Posts Tagged ‘cornbread’

The Soul Of Comfort Food

Cornbread; Ain't Nothin' Wrong With That!

When I was younger, comfort food took on many forms.

Being half Trinidadian, if my mom was cooking it often meant some sort of roti and curry preparation to warm our hearts and bellies.  After my parents split and my dad took over the cooking for our household, it was a Sunday roast chicken redolent with paprika, garlic, onion and pepper with a side of fluffy stuffing.  Once I was considered old enough to cook on my own, my foods of choice were often plain, bland and white, including tall glasses of cold milk, hot buttered rice and large piles of creamy mashed potatoes – clearly my love of starchy white carbs was cultivated at a young age.

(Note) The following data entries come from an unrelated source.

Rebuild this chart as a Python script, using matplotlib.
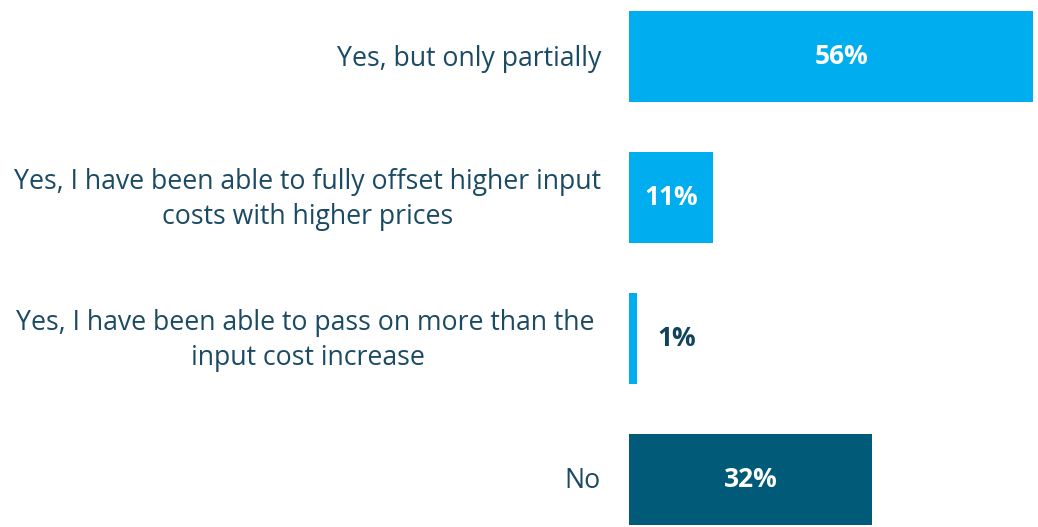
import matplotlib
matplotlib.use("Agg")
import matplotlib.pyplot as plt
import numpy as np

plt.rcParams['font.family'] = ['Open Sans', 'DejaVu Sans']

categories = [
    "Yes, but only partially",
    "Yes, I have been able to fully offset higher input\ncosts with higher prices",
    "Yes, I have been able to pass on more than the \ninput cost increase",
    "No",
]
values = [56, 11, 1, 32]
bar_colors = ['#00AEEF', '#00AEEF', '#00AEEF', '#005A78']

text_color = '#1B4A64'

fig = plt.figure(figsize=(10.38, 5.27), dpi=100)
ax = fig.add_axes([629 / 1038, 0, 404 / 1038, 1])

y = np.arange(len(categories))
ax.barh(y, values, height=0.645, color=bar_colors)
ax.set_xlim(0, 53.2)
ax.set_ylim(3 + 47.5 / 141, -56.5 / 141)
ax.axis('off')

# category labels sit to the left of the bars
for yi, cat in zip(y, categories):
    ax.annotate(cat, xy=(0, yi), xycoords=('axes fraction', 'data'),
                xytext=(-28, -2), textcoords='offset pixels',
                ha='right', va='center', multialignment='center',
                fontsize=19.2, color=text_color, linespacing=1.3)

# percentages: inside wide bars, just right of the thin one
for yi, v in zip(y, values):
    if v >= 5:
        ax.text(v / 2, yi, f"{v}%", ha='center', va='center',
                fontsize=19, fontweight='bold', color='white')
    else:
        ax.annotate(f"{v}%", xy=(v, yi), xytext=(21, 0),
                    textcoords='offset pixels', ha='left', va='center',
                    fontsize=19, fontweight='bold', color='#12425C')

fig.savefig("out.png", dpi=100)
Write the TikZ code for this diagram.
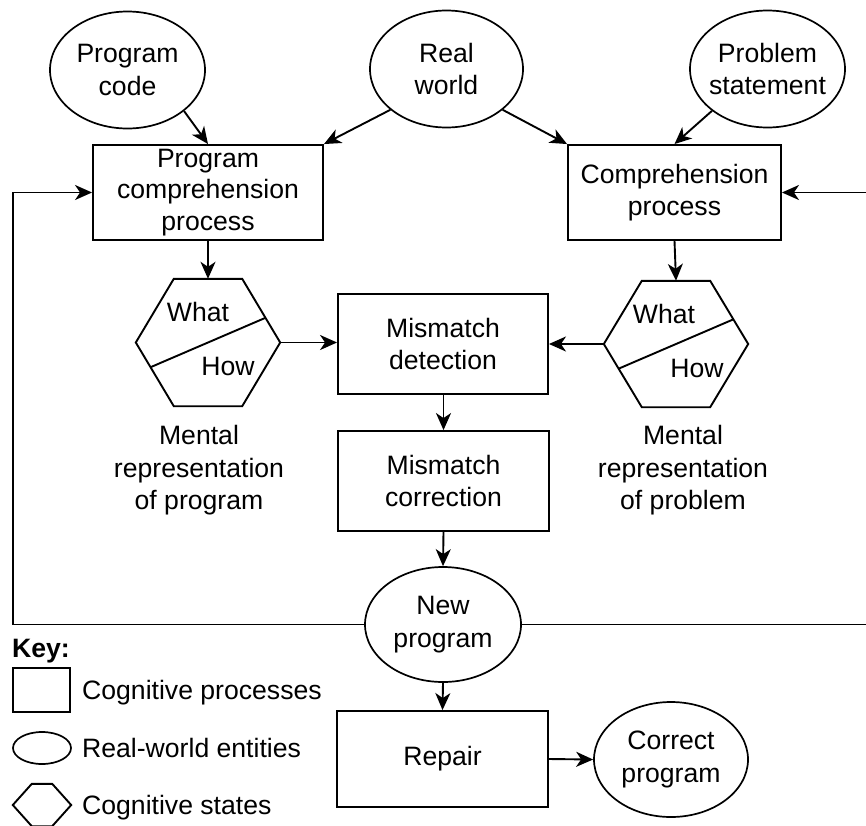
\documentclass[tikz,border=0pt]{standalone}
\usepackage{fontspec}
\setmainfont{Liberation Sans}
\usetikzlibrary{shapes.geometric, arrows.meta, calc}

% Common text size for all labels
\newcommand{\diagfont}{\fontsize{26.6}{31.5}\selectfont}

% Hexagon outline over a named frame node; #2 is the horizontal inset of the top/bottom edges
\newcommand{\hexoutline}[2]{%
  \draw[stroke, line join=miter] (#1.west) -- ([xshift=#2]#1.north west)
    -- ([xshift=-#2]#1.north east) -- (#1.east)
    -- ([xshift=-#2]#1.south east) -- ([xshift=#2]#1.south west) -- cycle;}

\tikzset{
  every node/.style={font=\diagfont},
  stroke/.style={line width=1.9pt, draw=black},
  arrow/.style={stroke, -{Stealth[length=17pt, width=15pt, inset=5pt]}},
  process/.style={draw, line width=1.9pt, rectangle, inner sep=0pt, align=center},
  entity/.style={draw, line width=1.7pt, ellipse, inner sep=0pt},
  hexframe/.style={rectangle, inner sep=0pt},
  caption/.style={align=center, inner sep=0pt, font=\fontsize{26.6}{32.5}\selectfont},
  keytext/.style={anchor=base west, inner sep=0pt},
}

\begin{document}
\begin{tikzpicture}[x=1pt, y=-1pt]
  \useasboundingbox (0,0) rectangle (866,825);
  \clip (0,0) rectangle (866,825);

  % Real-world entities
  \node[entity, minimum width=155pt, minimum height=117pt,
        label={[caption]center:Program\\code}] (pc) at (127.5,70) {};
  \node[entity, minimum width=153pt, minimum height=117pt,
        label={[caption]center:Real\\world}] (rw) at (446.5,69) {};
  \node[entity, minimum width=155pt, minimum height=117pt,
        label={[caption]center:Problem\\statement}] (ps) at (767.5,69) {};

  % Comprehension processes
  \node[process, minimum width=230pt, minimum height=95pt] (pcp) at (208,192.5)
        {Program\\comprehension\\process};
  \node[process, minimum width=213pt, minimum height=95pt] (cp) at (674.5,192.5)
        {Comprehension\\process};

  % Mental representations (cognitive states)
  \node[hexframe, minimum width=144pt, minimum height=127pt] (hexL) at (208,342.5) {};
  \hexoutline{hexL}{38pt}
  \draw[stroke] ($(hexL)+(-57,24.5)$) -- ($(hexL)+(57,-24.5)$);
  \node (whatL) at ($(hexL)+(-10,-31)$) {What};
  \node (howL) at ($(hexL)+(20,24)$) {How};

  \node[hexframe, minimum width=144pt, minimum height=126pt] (hexR) at (676,344) {};
  \hexoutline{hexR}{38pt}
  \draw[stroke] ($(hexR)+(-57,24.5)$) -- ($(hexR)+(57,-24.5)$);
  \node (whatR) at ($(hexR)+(-12,-30)$) {What};
  \node (howR) at ($(hexR)+(21,24)$) {How};

  \node[caption] (mrp) at (199,470.5) {Mental\\representation\\of program};
  \node[caption] (mrq) at (683,470.5) {Mental\\representation\\of problem};

  % Mismatch handling
  \node[process, minimum width=210pt, minimum height=100pt] (md) at (443,344)
        {Mismatch\\detection};
  \node[process, minimum width=211pt, minimum height=100pt] (mc) at (443.5,481)
        {Mismatch\\correction};

  \node[entity, minimum width=156pt, minimum height=115pt,
        label={[caption]center:New\\program}] (np) at (443,624.5) {};
  \node[process, minimum width=211pt, minimum height=96pt] (rep) at (442.5,759) {Repair};
  \node[entity, minimum width=154pt, minimum height=115pt,
        label={[caption]center:Correct\\program}] (corr) at (671,759.5) {};

  % Connectors
  \draw[arrow] (pc.-36) -- (pcp.north);
  \draw[arrow] (rw.-144) -- (pcp.north east);
  \draw[arrow] (rw.-36.5) -- (cp.north west);
  \draw[arrow] (ps.-143.5) -- (cp.north);
  \draw[arrow] (pcp.south) -- (hexL.north);
  \draw[arrow] (cp.south) -- (hexR.north);
  \draw[arrow] (hexL.east) -- (md.west |- hexL.east);
  \draw[arrow] (hexR.west) -- (md.east |- hexR.west);
  \draw[arrow] (md.south) -- (mc.south |- md.south) -- (mc.north);
  \draw[arrow] (mc.south) -- (np.north);
  \draw[arrow] (np.south) -- (rep.north);
  \draw[arrow] (rep.east) -- (corr.west);

  % Feedback loops
  \coordinate (fbL) at (13,624.5);
  \coordinate (fbR) at (880,624.5);
  \draw[arrow] (np.west) -- (fbL) |- (pcp.west);
  \draw[arrow] (np.east) -- (fbR) |- (cp.east);

  % Key
  \node[keytext, font=\diagfont\bfseries] (keyhead) at (12,657) {Key:};
  \node[process, minimum width=57pt, minimum height=44pt] (keyrect) at (41.5,690) {};
  \node[keytext] (keyrectlbl) at (82,699) {Cognitive processes};
  \node[entity, minimum width=58pt, minimum height=32pt] (keyell) at (42,748) {};
  \node[keytext] (keyelllbl) at (82,757) {Real-world entities};
  \node[hexframe, minimum width=58pt, minimum height=42pt] (keyhex) at (42,805) {};
  \hexoutline{keyhex}{19pt}
  \node[keytext] (keyhexlbl) at (82,814) {Cognitive states};
\end{tikzpicture}
\end{document}
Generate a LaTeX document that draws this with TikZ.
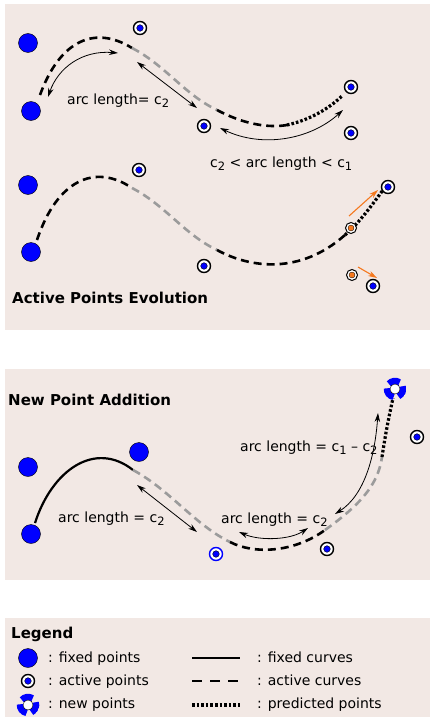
\documentclass[tikz,border=0pt]{standalone}
\usepackage{fontspec}
\setmainfont{DejaVu Sans}
\usetikzlibrary{arrows.meta}
\definecolor{panelbg}{RGB}{242,232,228}
\definecolor{curvegray}{RGB}{155,155,155}
\definecolor{movorange}{RGB}{245,120,30}
\newcommand{\idx}[1]{\raisebox{-0.45ex}{\fontsize{11.5}{12}\selectfont #1}}
\tikzset{
  fixpt/.style={circle, draw=black, line width=0.4pt, fill=blue, minimum size=19pt, inner sep=0pt},
  actpt/.style={circle, draw=black, line width=1.4pt, fill=white, minimum size=13pt, inner sep=0pt,
    path picture={\filldraw[fill=blue, draw=black, line width=0.4pt] (path picture bounding box.center) circle[radius=3.3pt];}},
  oldpt/.style={circle, draw=black, line width=1pt, fill=white, minimum size=11pt, inner sep=0pt,
    path picture={\filldraw[fill=movorange, draw=black, line width=0.3pt] (path picture bounding box.center) circle[radius=3pt];}},
  newpt/.style={circle, minimum size=23pt, inner sep=0pt,
    path picture={
      \foreach \a in {55,175,295}
        \draw[blue, line width=6.5pt] ([shift={(\a:8pt)}]path picture bounding box.center) arc[start angle=\a, end angle=\a+85, radius=8pt];
      \filldraw[fill=white, draw=black, line width=0.4pt] (path picture bounding box.center) circle[radius=5pt];}},
  actcurve/.style={line width=2.6pt, dash pattern=on 8pt off 5pt},
  graycurve/.style={actcurve, curvegray},
  fixcurve/.style={line width=2.2pt},
  predcurve/.style={line width=3.2pt, dash pattern=on 2.6pt off 2pt},
  measure/.style={{Stealth[length=9pt,width=5.5pt]}-{Stealth[length=9pt,width=5.5pt]}, line width=0.8pt},
  move/.style={-{Stealth[length=9pt,width=5.5pt]}, movorange, line width=1.1pt},
  lbl/.style={font=\fontsize{14}{16}\selectfont, inner sep=0pt, anchor=base west},
  ttl/.style={font=\bfseries\fontsize{15}{18}\selectfont, inner sep=0pt, anchor=base west},
}
\begin{document}
\begin{tikzpicture}[x=1pt, y=-1pt]
	\useasboundingbox (0,0) rectangle (430,717);
	% panels
	\fill[panelbg] (5,4) rectangle (430,330);
	\fill[panelbg] (5,369) rectangle (430,580);
	\fill[panelbg] (5,618) rectangle (430,717);
	
	% Active Points Evolution, before
	\coordinate (u0) at (40,95);
	\coordinate (u1) at (132,48);
	\coordinate (u2) at (217,110);
	\coordinate (u3) at (287,125);
	\coordinate (u4) at (343,95);
	\draw[actcurve] (u0) .. controls (60,40) and (95,25) .. (u1);
	\draw[graycurve] (u1) .. controls (165,65) and (185,95) .. (u2);
	\draw[actcurve] (u2) .. controls (245,125) and (270,128) .. (u3);
	\draw[predcurve] (u3) .. controls (310,120) and (330,108) .. (u4);
	
	\node[fixpt] (fa) at (28,43) {};
	\node[fixpt] (fb) at (31,111) {};
	\node[actpt] (ac) at (140,28) {};
	\node[actpt] (ad) at (204,126) {};
	\node[actpt] (ae) at (351,87) {};
	\node[actpt] (af) at (351,133) {};
	
	\coordinate (m1a) at (48,97);
	\coordinate (m1b) at (118,53);
	\coordinate (m2a) at (137,62);
	\coordinate (m2b) at (197,108);
	\coordinate (m3a) at (220,128);
	\coordinate (m3b) at (343,110);
	\draw[measure] (m1a) .. controls (58,68) and (82,50) .. (m1b);
	\draw[measure] (m2a) -- (m2b);
	\draw[measure] (m3a) .. controls (262,148) and (310,140) .. (m3b);
	\node[lbl] (t1) at (67,104) {arc length= c\idx{2}};
	\node[lbl] (t2) at (210,167) {c\idx{2} < arc length < c\idx{1}};
	
	% Active Points Evolution, after
	\coordinate (v0) at (37,240);
	\coordinate (v1) at (132,188);
	\coordinate (v2) at (217,250);
	\coordinate (v3) at (345,235);
	\coordinate (v4) at (383,190);
	\draw[actcurve] (v0) .. controls (57,180) and (95,163) .. (v1);
	\draw[graycurve] (v1) .. controls (165,205) and (185,235) .. (v2);
	\draw[actcurve] (v2) .. controls (250,268) and (300,275) .. (v3);
	\draw[predcurve] (v3) .. controls (360,222) and (372,205) .. (v4);
	
	\node[fixpt] (ga) at (28,185) {};
	\node[fixpt] (gb) at (31,252) {};
	\node[actpt] (gc) at (139,170) {};
	\node[actpt] (gd) at (204,266) {};
	\node[actpt] (ge) at (388,187) {};
	\node[actpt] (gf) at (373,286) {};
	\node[oldpt] (go1) at (351,228) {};
	\node[oldpt] (go2) at (352,275) {};
	
	\coordinate (n1a) at (349,216);
	\coordinate (n1b) at (378,190);
	\coordinate (n2a) at (358,267);
	\coordinate (n2b) at (377,278);
	\draw[move] (n1a) -- (n1b);
	\draw[move] (n2a) -- (n2b);
	\node[ttl] (ttlA) at (12,303) {Active Points Evolution};
	
	% New Point Addition
	\coordinate (w0) at (35,523);
	\coordinate (w1) at (133,470);
	\coordinate (w2) at (230,542);
	\coordinate (w3) at (325,530);
	\coordinate (w4) at (382,457);
	\coordinate (w5) at (393,398);
	\draw[fixcurve] (w0) .. controls (52,470) and (95,440) .. (w1);
	\draw[graycurve] (w1) .. controls (170,490) and (195,525) .. (w2);
	\draw[actcurve] (w2) .. controls (255,555) and (295,552) .. (w3);
	\draw[graycurve] (w3) .. controls (360,505) and (378,485) .. (w4);
	\draw[predcurve] (w4) .. controls (386,430) and (390,412) .. (w5);
	
	\node[fixpt] (ha) at (28,467) {};
	\node[fixpt] (hb) at (139,452) {};
	\node[fixpt] (hc) at (31,534) {};
	\node[newpt] (hn) at (395,389) {};
	\node[actpt] (he) at (417,437) {};
	\node[actpt] (hf) at (327,549) {};
	\node[actpt, draw=blue] (hd) at (216,554) {};
	
	\coordinate (k1a) at (137,485);
	\coordinate (k1b) at (197,532);
	\coordinate (k2a) at (239,532);
	\coordinate (k2b) at (308,528);
	\coordinate (k3a) at (378,413);
	\coordinate (k3b) at (335,514);
	\draw[measure] (k1a) -- (k1b);
	\draw[measure] (k2a) .. controls (260,541) and (290,540) .. (k2b);
	\draw[measure] (k3a) .. controls (375,455) and (365,495) .. (k3b);
	\node[ttl] (ttlB) at (8,405) {New Point Addition};
	\node[lbl] (t3) at (58,522) {arc length = c\idx{2}};
	\node[lbl] (t4) at (221,523) {arc length = c\idx{2}};
	\node[lbl] (t5) at (240,451) {arc length = c\idx{1} – c\idx{2}};
	
	% Legend
	\node[ttl] (ttlC) at (11,638) {Legend};
	\node[fixpt] (lgf) at (28,658) {};
	\node[actpt] (lga) at (28,681) {};
	\node[newpt] (lgn) at (28,705) {};
	\node[lbl] (lt1) at (48,662) {: fixed points};
	\node[lbl] (lt2) at (48,685) {: active points};
	\node[lbl] (lt3) at (48,708) {: new points};
	
	\coordinate (lf1) at (192,658);
	\coordinate (lf2) at (240,658);
	\coordinate (la1) at (192,681);
	\coordinate (la2) at (240,681);
	\coordinate (lp1) at (192,705);
	\coordinate (lp2) at (240,705);
	\draw[fixcurve] (lf1) -- (lf2);
	\draw[line width=2.6pt, dash pattern=on 10pt off 8pt] (la1) -- (la2);
	\draw[predcurve] (lp1) -- (lp2);
	\node[lbl] (lt4) at (257,662) {: fixed curves};
	\node[lbl] (lt5) at (257,685) {: active curves};
	\node[lbl] (lt6) at (257,708) {: predicted points};
\end{tikzpicture}
\end{document}
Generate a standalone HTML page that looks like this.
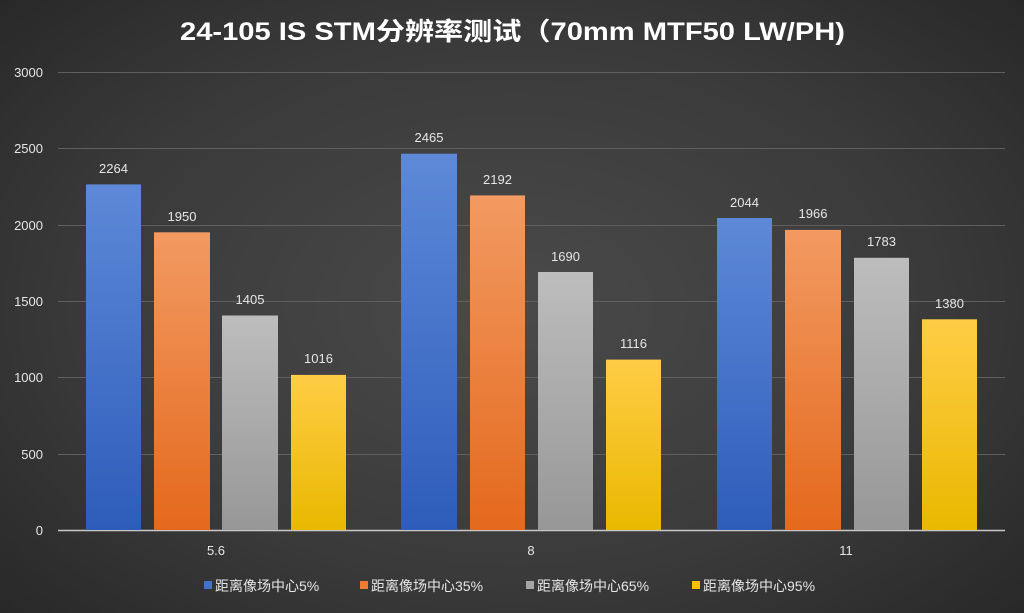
<!DOCTYPE html>
<html><head><meta charset="utf-8"><style>
html,body{margin:0;padding:0}
body{width:1024px;height:613px;overflow:hidden;background:radial-gradient(ellipse 75% 80% at 50% 50%,#4a4a4a 0%,#3a3a3a 55%,#242424 100%);font-family:"Liberation Sans","Noto Sans CJK SC",sans-serif;position:relative}
</style></head><body>
<svg width="1024" height="613" style="position:absolute;left:0;top:0" font-family="Liberation Sans, Noto Sans CJK SC, sans-serif">
<defs>
<linearGradient id="gb" x1="0" y1="0" x2="0" y2="1"><stop offset="0" stop-color="#5e89d8"/><stop offset="1" stop-color="#2e5cba"/></linearGradient>
<linearGradient id="go" x1="0" y1="0" x2="0" y2="1"><stop offset="0" stop-color="#f29a62"/><stop offset="1" stop-color="#e4691d"/></linearGradient>
<linearGradient id="gg" x1="0" y1="0" x2="0" y2="1"><stop offset="0" stop-color="#bdbdbd"/><stop offset="1" stop-color="#979797"/></linearGradient>
<linearGradient id="gy" x1="0" y1="0" x2="0" y2="1"><stop offset="0" stop-color="#ffcd45"/><stop offset="1" stop-color="#e9b800"/></linearGradient>
</defs>
<text x="180" y="40" textLength="665" lengthAdjust="spacingAndGlyphs" font-size="25" font-weight="bold" fill="#fff">24-105 IS STM分辨率测试（70mm MTF50 LW/PH)</text>
<g stroke="#5f5f5f" stroke-width="1">
<line x1="58" x2="1005" y1="72.5" y2="72.5"/><line x1="58" x2="1005" y1="148.5" y2="148.5"/><line x1="58" x2="1005" y1="225.5" y2="225.5"/><line x1="58" x2="1005" y1="301.5" y2="301.5"/><line x1="58" x2="1005" y1="377.5" y2="377.5"/><line x1="58" x2="1005" y1="454.5" y2="454.5"/>
</g>
<g fill="#e6e6e6" font-size="13" text-anchor="end">
<text x="43" y="77">3000</text><text x="43" y="153">2500</text><text x="43" y="230">2000</text><text x="43" y="306">1500</text><text x="43" y="382">1000</text><text x="43" y="459">500</text><text x="43" y="535">0</text>
</g>
<line x1="58" x2="1005" y1="530.5" y2="530.5" stroke="#c8c8c8" stroke-width="1.5"/>
<g fill="#e6e6e6" font-size="13" text-anchor="middle">
<text x="216" y="555">5.6</text><text x="531" y="555">8</text><text x="846" y="555">11</text>
</g>
<g font-size="14" fill="#e6e6e6">
<rect x="204" y="581" width="8" height="8" fill="#4472c4"/><text x="215" y="591">距离像场中心5%</text>
<rect x="360" y="581" width="8" height="8" fill="#ed7d31"/><text x="371" y="591">距离像场中心35%</text>
<rect x="526" y="581" width="8" height="8" fill="#a5a5a5"/><text x="537" y="591">距离像场中心65%</text>
<rect x="692" y="581" width="8" height="8" fill="#ffc000"/><text x="703" y="591">距离像场中心95%</text>
</g>
<g font-size="13" fill="#e6e6e6" text-anchor="middle">
<rect x="86" y="184.4" width="55" height="345.6" fill="url(#gb)"/><text x="113.5" y="173">2264</text>
<rect x="154" y="232.3" width="56" height="297.7" fill="url(#go)"/><text x="182" y="221">1950</text>
<rect x="222" y="315.5" width="56" height="214.5" fill="url(#gg)"/><text x="250" y="304">1405</text>
<rect x="291" y="374.9" width="55" height="155.1" fill="url(#gy)"/><text x="318.5" y="363">1016</text>
<rect x="401" y="153.7" width="56" height="376.3" fill="url(#gb)"/><text x="429" y="142">2465</text>
<rect x="470" y="195.4" width="55" height="334.6" fill="url(#go)"/><text x="497.5" y="184">2192</text>
<rect x="538" y="272" width="55" height="258" fill="url(#gg)"/><text x="565.5" y="261">1690</text>
<rect x="606" y="359.6" width="55" height="170.4" fill="url(#gy)"/><text x="633.5" y="348">1116</text>
<rect x="717" y="218" width="55" height="312" fill="url(#gb)"/><text x="744.5" y="207">2044</text>
<rect x="785" y="229.9" width="56" height="300.1" fill="url(#go)"/><text x="813" y="218">1966</text>
<rect x="854" y="257.8" width="55" height="272.2" fill="url(#gg)"/><text x="881.5" y="246">1783</text>
<rect x="922" y="319.3" width="55" height="210.7" fill="url(#gy)"/><text x="949.5" y="308">1380</text>
</g>
</svg>
</body></html>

These days comfort food in our household usually means homemade macaroni and cheese (prepared with creme fraiche, parmagiano, manchego and chevre instead of nuclear cheese food), baked panko crusted sriracha nuggets or my aunt’s Christmas morning poached chicken salad that the Everyman fell in love with while we were there for the holidays.  While the spirit of the dishes remains the same, the ingredients and methods have certainly gone more upmarket to account for our more refined tastes and preferences than what we would have settled for as kids.

The one comfort food genre that I’ve never really dabbled much in was Southern food.  I like cornbread, fried chicken, BBQ and all the other stereotypical fare as much as the next person, but I generally don’t make much of it at home.  But between this article about Hank’s new Southern dinner menu and the return of more wintry weather recently, I was suddenly craving something heartier and more rib-sticking than normal. Over the years I’ve enjoyed all of the components of the dish I made last night separately, but I never bothered to put them all together as one before.  It’s far from authentic Southern or Caribbean fare but dang, it does taste good.

To begin I soaked half a pound of red beans overnight, then simmered them in several inches of water until they were mostly tender.  In the meantime, I sautéed several links of a homemade spicy poblano sausage I had in the freezer with some chopped celery, onion, thyme, cumin and cayenne until the whole upper level of our house was nose-tinglingly fragrant.  Once the sausage and veggies were well browned, I added a handful of frozen stock cubes and scraped the bottom of the pan with a spoon.  At this point I put on water to boil for a pot of brown rice.  Draining the beans in a colander, I added them back to their pan with the remaining sausage/veggie/broth mixture as well as a few fresh bay leaves, then covered and simmered again.  In the interim I mixed up a cornbread batter and slid it into a preheated blackened frying pan.  Once the cornbread was mostly cooked through I grated a large dusting of peppered pecorino on top of it and returned it to the oven to brown.  When everything was ready I served the sausage and bean mixture atop a mountain of brown rice with a wedge of crispy cornbread on the side.